Thursday, December 30, 2010

Craig Ferguson, American On Purpose: The Improbable Adventures of an Unlikely Patriot, 2009.

I’m not sure what attracted me to Ferguson’s autobiography: I’m a fan neither of celebrity autobiographies nor of addiction memoirs, but something made me want to read this one. I’m glad I did. Ferguson’s self-deprecating humour and wry observations combine with a level of candour and openness that make for an engaging personal history. We meet his parents and his family, and learn of his yearning to be American (with a very sweet NASA story along the way), before following him into a descent into alcoholism and drumming. Fans of The Late Late Show won’t be surprised that he learns that he loves to make people laugh, leading to a career in both stand-up and film before getting sober with the help of some friends, with a first American sojourn along the way. (It is astonishing to read of both the depths of his alcoholism and his ability to remain employed.) Finally, he finds his way to LA and projects in both film and television, before landing his current gig. There’s a sweetness to the book and its stories, even when Ferguson is sharing his fear of ducks brought on by a bad acid trip (a story that’s changed and reworked in his novel, Between the Bridge and the River, blogged about here). There’s also no shortage of can-do American Dream-fulfilled optimism that shapes the telling. What you’ll read is entirely congruent with the voice you may have experienced when the sandman’s at your door and you’re watching his show anyway, and it will entertain you even as it speaks revealingly about addiction and how Ferguson has addressed it in his life.

Monday, December 27, 2010

Craig Ferguson, Between the Bridge and the River, 2006.

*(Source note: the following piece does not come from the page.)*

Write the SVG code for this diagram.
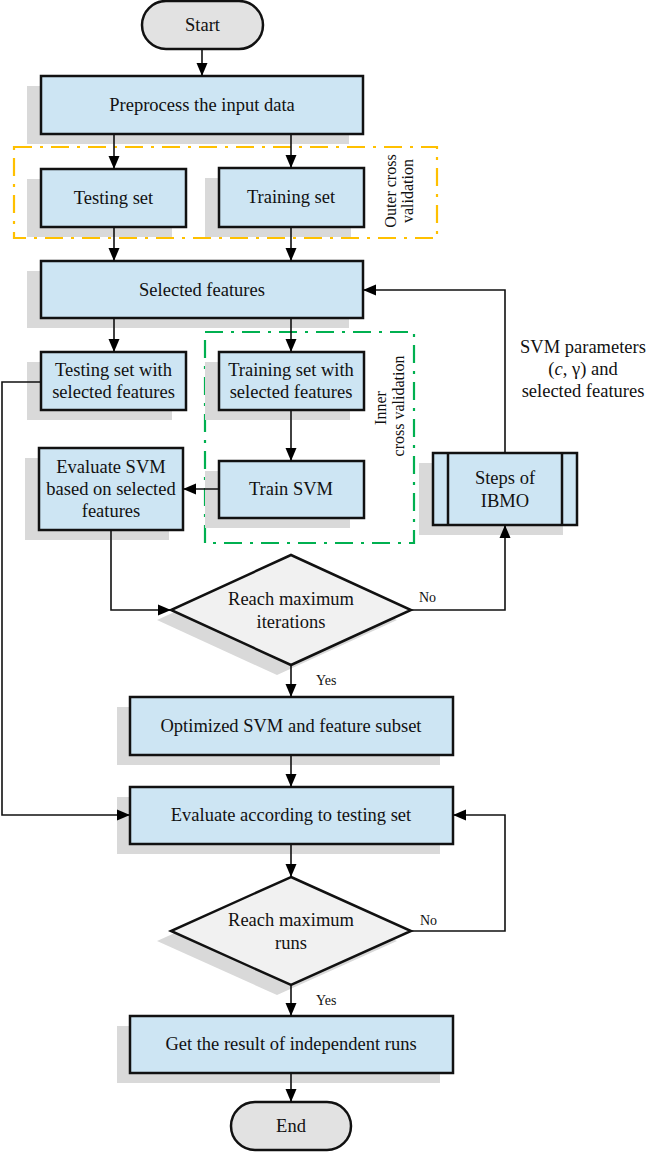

Ferguson’s first novel is a road-trip good-time, a weird and wacky series of pastiches that is strongly reminiscent of the work of both Douglas Adams and Tom Robbins. Ostensibly the stories of two Glaswegians who were once friends, the story careens off into strange asides and amusing characters that one might well meet in Ferguson’s comedy (and bits and pieces from Ferguson’s own life, as you’ll discover in my next blog post on his American on Purpose). We follow George, a defence lawyer dying of cancer who falls in love, and Fraser, a disgraced televangelist seeking escape at a conference of his brother televangelists in the deep South. Along the way we meet the morbidly obese and extensively depraved Saul and his brother Leon, the singer cum actor. We meet crack-heads, anorexics, and snake handlers, and are reminded that bumblebees shouldn’t be able to fly... and yet they do. Oh, and Carl Jung and Virgil are key figures, too. It’s a wise-cracking tour de force that touches on sex, suicide, addiction, sex, the stories that trap us, sex, and a deeply humane view of what it should mean to us to lead our lives. From chase-like sequences in RVs to the retelling of the story of St. Francis of Assisi, Ferguson’s writing is deeply entertaining and moving, never stepping away from a sharp comedic outlook while sharing interesting asides on myoclonic twitches and the etymology of “cutting to the chase”. The book is at its best in the set pieces, and three morality tales are particularly strong. It’s well worth a read: you’ll not regret it, in your own time between the bridge and the river.